Various prior art methods have been used, generally with limited success, to meet these FAA requirements, as well as to satisfy the additional acoustic demands made on such insulation.
Numerous methods and structures may provide fire resistance at relatively low temperatures. It has proven considerably more difficult to provide fire resistance to the current level of FAA testing. Additionally, it is noteworthy that fire resistance requires performance involving factors other than pure heat resistance. It is well known that many high-temperature materials become extremely brittle when heated, and the turbulence produced in a real-world fire can be sufficient to destroy the structural integrity of those materials. For example, U.S. Pat. No. 5,766,745 ('745) teaches a carbonaceous textile composite material that was tested to a level of 1000 degrees Celsius, but using a non-turbulent radiant heat plate.
A typical attempt to provide the fire resistance needed in this and similar applications has been to combine a ceramic paper layer with a fibrous layer, for example as taught in U.S. Pat. No. 6,670,291 ('291). Such ceramic papers have inherently low flexibility, and must be made relatively thin, such as the 200 to 450 micron thickness taught as ideal in the '291 patent, and must be kept thin in order to provide acceptable bending parameters. An even thinner fire-resistant aramid-ceramic layer, only 3 to 5 mils thick, is disclosed in U.S. Publ. No. 2006/0046598. These inherently delicate ceramic papers must generally be reinforced with a separate scrim layer to increase the durability of the resultant product.
Another attempt to create an acceptable product in the prior art may be seen in U.S. Pat. No. 6,565,040 ('040). The '040 device uses a multi-layer composite structure where the high temperature resistance is providing by coating or interleaf barrier layer or layers including a reflective plate-like mineral, such as but not limited to vermiculite, applied in a coating to or incorporated into one or both major surfaces of a sheet, such as a paper sheet, an organic fiber mat, a glass fiber mat, or a fabric sheet. Such reflective plate-like minerals again bring with them the inherent disadvantage of weight and brittleness.

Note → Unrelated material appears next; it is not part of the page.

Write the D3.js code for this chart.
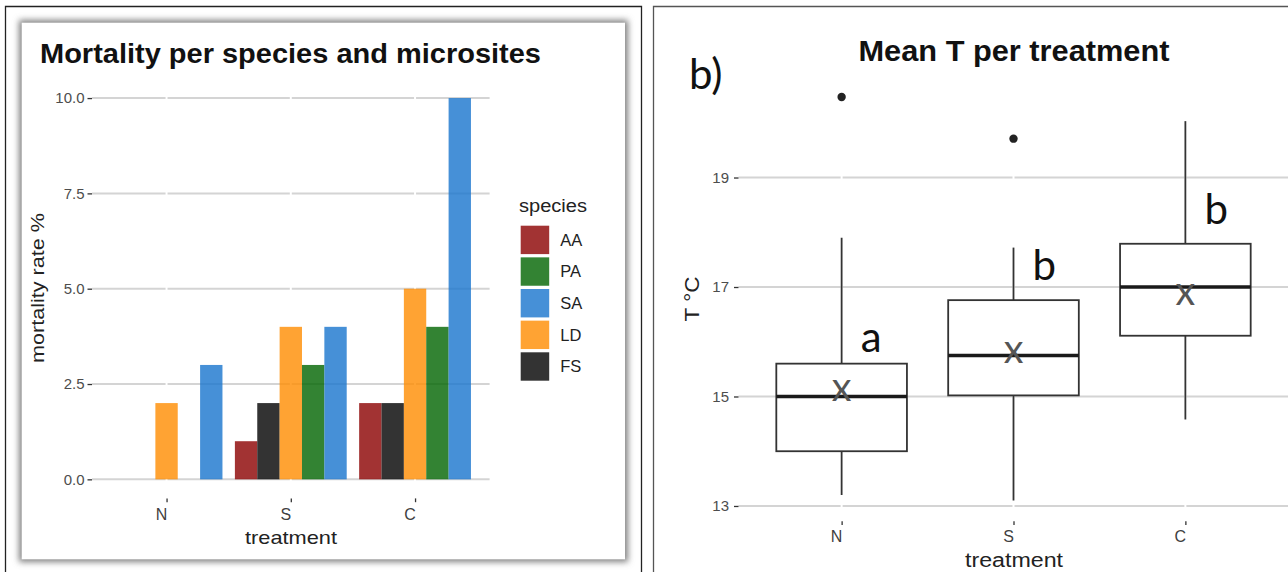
<!DOCTYPE html>
<html>
<head>
<meta charset="utf-8">
<script src="https://cdn.jsdelivr.net/npm/d3@7"></script>
<style>
  html, body { margin: 0; padding: 0; background: #fff; }
  svg { display: block; }
  text { font-family: "Liberation Sans", Arial, sans-serif; }
  .hand { font-family: Lato, "Open Sans", sans-serif; }
</style>
</head>
<body>
<svg id="fig" width="1288" height="572"></svg>
<script>
// ---- Panel (a): mortality per species and microsite ----
const treatments = ["N", "S", "C"];
const speciesLegend = ["AA", "PA", "SA", "LD", "FS"];
const speciesDodge = ["AA", "FS", "LD", "PA", "SA"];   // bar order inside each group
const mortAA = [0, 1, 2];
const mortPA = [0, 3, 4];
const mortSA = [3, 4, 10];
const mortLD = [2, 4, 5];
const mortFS = [0, 2, 2];
const mortTicks = [0, 2.5, 5, 7.5, 10];
const mortTickLabels = ["0.0", "2.5", "5.0", "7.5", "10.0"];

// ---- Panel (b): mean temperature per treatment ----
const tempLow      = [13.2, 13.1, 14.58];
const tempQ1       = [14.0, 15.02, 16.11];
const tempMedian   = [15.0, 15.75, 17.0];
const tempQ3       = [15.6, 16.76, 17.79];
const tempHigh     = [17.9, 17.72, 20.03];
const tempMean     = [15.1, 15.8, 16.86];
const tempOutliers = [[20.47], [19.71], []];
const tempLetters  = ["a", "b", "b"];
const tempTicks = [13, 15, 17, 19];
const tempTickLabels = ["13", "15", "17", "19"];

const mortBySpecies = { AA: mortAA, PA: mortPA, SA: mortSA, LD: mortLD, FS: mortFS };
const speciesColor = { AA: "#8B0000", PA: "#006400", SA: "#1874CD", LD: "#FF8C00", FS: "#000000" };

const svg = d3.select("#fig");
const defs = svg.append("defs");
defs.append("filter").attr("id", "soft").attr("x", "-10%").attr("y", "-10%")
  .attr("width", "120%").attr("height", "120%")
  .append("feGaussianBlur").attr("stdDeviation", 3);

// outer frames
svg.append("path").attr("d", "M5.5,572V6.5H641.5V572")
  .attr("fill", "none").attr("stroke", "#222").attr("stroke-width", 1.3);
svg.append("path").attr("d", "M653.5,572V6.5H1290")
  .attr("fill", "none").attr("stroke", "#555").attr("stroke-width", 1.3);

// framed picture with soft shadow
svg.append("rect").attr("x", 19).attr("y", 20).attr("width", 609).attr("height", 542)
  .attr("fill", "#808080").attr("filter", "url(#soft)");
svg.append("rect").attr("x", 21.7).attr("y", 22.7).attr("width", 603.3).attr("height", 536.6)
  .attr("fill", "#fff");

// ================= Panel (a) =================
const A = svg.append("g");
const xA = d3.scalePoint().domain(treatments).range([92, 489.6]).padding(0.6);
const yA = d3.scaleLinear().domain([-0.5, 10.5]).range([498.4, 79]);
const groupW = xA.step() * 0.9;
const xDodge = d3.scaleBand().domain(speciesDodge).range([-groupW / 2, groupW / 2]);

// horizontal grid
A.append("g").selectAll("line").data(mortTicks).join("line")
  .attr("x1", 92).attr("x2", 489.6)
  .attr("y1", d => yA(d)).attr("y2", d => yA(d))
  .attr("stroke", "#d4d4d4").attr("stroke-width", 2);
// vertical grid (white)
A.append("g").selectAll("line").data(treatments).join("line")
  .attr("x1", d => xA(d)).attr("x2", d => xA(d))
  .attr("y1", 79).attr("y2", 498.4)
  .attr("stroke", "#fff").attr("stroke-width", 2);

// bars
const barData = [];
treatments.forEach((t, i) => speciesDodge.forEach(s => barData.push({ t, s, v: mortBySpecies[s][i] })));
A.append("g").selectAll("rect").data(barData).join("rect")
  .attr("x", d => xA(d.t) + xDodge(d.s))
  .attr("width", xDodge.bandwidth())
  .attr("y", d => yA(d.v))
  .attr("height", d => yA(0) - yA(d.v))
  .attr("fill", d => speciesColor[d.s])
  .attr("fill-opacity", 0.8);

// axes
const axA = A.append("g").attr("transform", "translate(92,0)")
  .call(d3.axisLeft(yA).tickValues(mortTicks)
    .tickFormat((d, i) => mortTickLabels[i]).tickSize(4.5).tickPadding(3));
axA.select(".domain").remove();
axA.selectAll("line").attr("stroke", "#333").attr("stroke-width", 1.3);
axA.selectAll("text").attr("font-size", 15).attr("fill", "#4d4d4d")
  .attr("font-family", "Liberation Sans, Arial, sans-serif");

const axAx = A.append("g").attr("transform", "translate(0,498.4)")
  .call(d3.axisBottom(xA).tickSize(3.8).tickPadding(6));
axAx.select(".domain").remove();
axAx.selectAll("line").attr("stroke", "#333").attr("stroke-width", 1.3);
axAx.selectAll("text").attr("font-size", 16).attr("fill", "#404040").attr("dx", -5.5)
  .attr("font-family", "Liberation Sans, Arial, sans-serif");

// titles
A.append("text").attr("x", 40).attr("y", 63)
  .attr("font-size", 28).attr("font-weight", "bold").attr("fill", "#111")
  .attr("textLength", 501).attr("lengthAdjust", "spacingAndGlyphs")
  .text("Mortality per species and microsites");
A.append("text").attr("transform", "translate(44,288) rotate(-90)")
  .attr("text-anchor", "middle").attr("font-size", 19).attr("fill", "#222")
  .attr("textLength", 150).attr("lengthAdjust", "spacingAndGlyphs")
  .text("mortality rate %");
A.append("text").attr("x", 291).attr("y", 544)
  .attr("text-anchor", "middle").attr("font-size", 19).attr("fill", "#222")
  .attr("textLength", 92).attr("lengthAdjust", "spacingAndGlyphs")
  .text("treatment");

// legend
const leg = A.append("g");
leg.append("text").attr("x", 519).attr("y", 211.5).attr("font-size", 18).attr("fill", "#222")
  .attr("textLength", 68).attr("lengthAdjust", "spacingAndGlyphs").text("species");
const legItems = leg.selectAll("g.item").data(speciesLegend).join("g")
  .attr("class", "item")
  .attr("transform", (d, i) => `translate(520.7,${225.7 + i * 31.65})`);
legItems.append("rect").attr("width", 28.5).attr("height", 28.4)
  .attr("fill", d => speciesColor[d]).attr("fill-opacity", 0.8);
legItems.append("text").attr("x", 39.5).attr("y", 14.2).attr("dy", "0.36em")
  .attr("font-size", 16.5).attr("fill", "#222").text(d => d);

// ================= Panel (b) =================
const B = svg.append("g");
const xB = d3.scalePoint().domain(treatments).range([738.5, 1288.5]).padding(0.6);
const yB = d3.scaleLinear().domain([12.72, 20.84]).range([521.3, 76.8]);
const boxW = xB.step() * 0.76;

B.append("g").selectAll("line").data(tempTicks).join("line")
  .attr("x1", 738.5).attr("x2", 1288.5)
  .attr("y1", d => yB(d)).attr("y2", d => yB(d))
  .attr("stroke", "#d4d4d4").attr("stroke-width", 2);
B.append("g").selectAll("line").data(treatments).join("line")
  .attr("x1", d => xB(d)).attr("x2", d => xB(d))
  .attr("y1", 76.8).attr("y2", 521.3)
  .attr("stroke", "#fff").attr("stroke-width", 2);

const boxes = treatments.map((t, i) => ({
  t, lo: tempLow[i], q1: tempQ1[i], med: tempMedian[i], q3: tempQ3[i], hi: tempHigh[i],
  mean: tempMean[i], out: tempOutliers[i], letter: tempLetters[i]
}));
const bx = B.append("g").selectAll("g").data(boxes).join("g");
// whiskers
bx.append("line").attr("x1", d => xB(d.t)).attr("x2", d => xB(d.t))
  .attr("y1", d => yB(d.hi)).attr("y2", d => yB(d.q3))
  .attr("stroke", "#333").attr("stroke-width", 1.8);
bx.append("line").attr("x1", d => xB(d.t)).attr("x2", d => xB(d.t))
  .attr("y1", d => yB(d.q1)).attr("y2", d => yB(d.lo))
  .attr("stroke", "#333").attr("stroke-width", 1.8);
// box
bx.append("rect").attr("x", d => xB(d.t) - boxW / 2).attr("width", boxW)
  .attr("y", d => yB(d.q3)).attr("height", d => yB(d.q1) - yB(d.q3))
  .attr("fill", "#fff").attr("stroke", "#333").attr("stroke-width", 1.8);
// median
bx.append("line").attr("x1", d => xB(d.t) - boxW / 2).attr("x2", d => xB(d.t) + boxW / 2)
  .attr("y1", d => yB(d.med)).attr("y2", d => yB(d.med))
  .attr("stroke", "#1a1a1a").attr("stroke-width", 3.4);
// outliers
bx.selectAll("circle").data(d => d.out.map(v => ({ t: d.t, v }))).join("circle")
  .attr("cx", d => xB(d.t)).attr("cy", d => yB(d.v)).attr("r", 4.2).attr("fill", "#222");
// mean marker
bx.append("text").attr("class", "hand")
  .attr("x", d => xB(d.t)).attr("y", d => yB(d.mean)).attr("dy", "0.36em")
  .attr("text-anchor", "middle").attr("font-size", 29).attr("font-weight", 600).attr("fill", "#555")
  .text("X");
// group letters
bx.append("text").attr("class", "hand")
  .attr("x", d => xB(d.t) + 19).attr("y", d => yB(d.q3) - (d.letter === "a" ? 12 : 20))
  .attr("font-size", 42).attr("fill", "#111")
  .text(d => d.letter);

// axes
const axB = B.append("g").attr("transform", "translate(738.5,0)")
  .call(d3.axisLeft(yB).tickValues(tempTicks)
    .tickFormat((d, i) => tempTickLabels[i]).tickSize(4.5).tickPadding(5));
axB.select(".domain").remove();
axB.selectAll("line").attr("stroke", "#333").attr("stroke-width", 1.3);
axB.selectAll("text").attr("font-size", 15).attr("fill", "#4d4d4d")
  .attr("font-family", "Liberation Sans, Arial, sans-serif");

const axBx = B.append("g").attr("transform", "translate(0,521.3)")
  .call(d3.axisBottom(xB).tickSize(3.8).tickPadding(6));
axBx.select(".domain").remove();
axBx.selectAll("line").attr("stroke", "#333").attr("stroke-width", 1.3);
axBx.selectAll("text").attr("font-size", 16).attr("fill", "#404040").attr("dx", -5.5)
  .attr("font-family", "Liberation Sans, Arial, sans-serif");

B.append("text").attr("x", 1014).attr("y", 60.5).attr("text-anchor", "middle")
  .attr("font-size", 30).attr("font-weight", "bold").attr("fill", "#111")
  .attr("textLength", 311).attr("lengthAdjust", "spacingAndGlyphs")
  .text("Mean T per treatment");
B.append("text").attr("transform", "translate(699,299) rotate(-90)")
  .attr("text-anchor", "middle").attr("font-size", 20).attr("fill", "#222")
  .attr("textLength", 45).attr("lengthAdjust", "spacingAndGlyphs")
  .text("T °C");
B.append("text").attr("x", 1014).attr("y", 567).attr("text-anchor", "middle")
  .attr("font-size", 20).attr("fill", "#222")
  .attr("textLength", 98).attr("lengthAdjust", "spacingAndGlyphs")
  .text("treatment");
B.append("text").attr("class", "hand").attr("x", 689).attr("y", 89)
  .attr("font-size", 42).attr("fill", "#111").text("b)");
</script>
</body>
</html>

Contemplation of the demands of such fire-resistant applications led to the following conclusions: a successful product must display suitable thermal and acoustic insulative properties; must be of high durability; should be of light weight; and should ideally be both dimensionally stable and suitable for mass-production methods, such as die-cutting of component parts. Additionally, all of these requirements must be accomplished at commercially reasonable cost. The instant invention solves these, and many other concerns and problems reflected in the prior art, in a unique and innovative manner.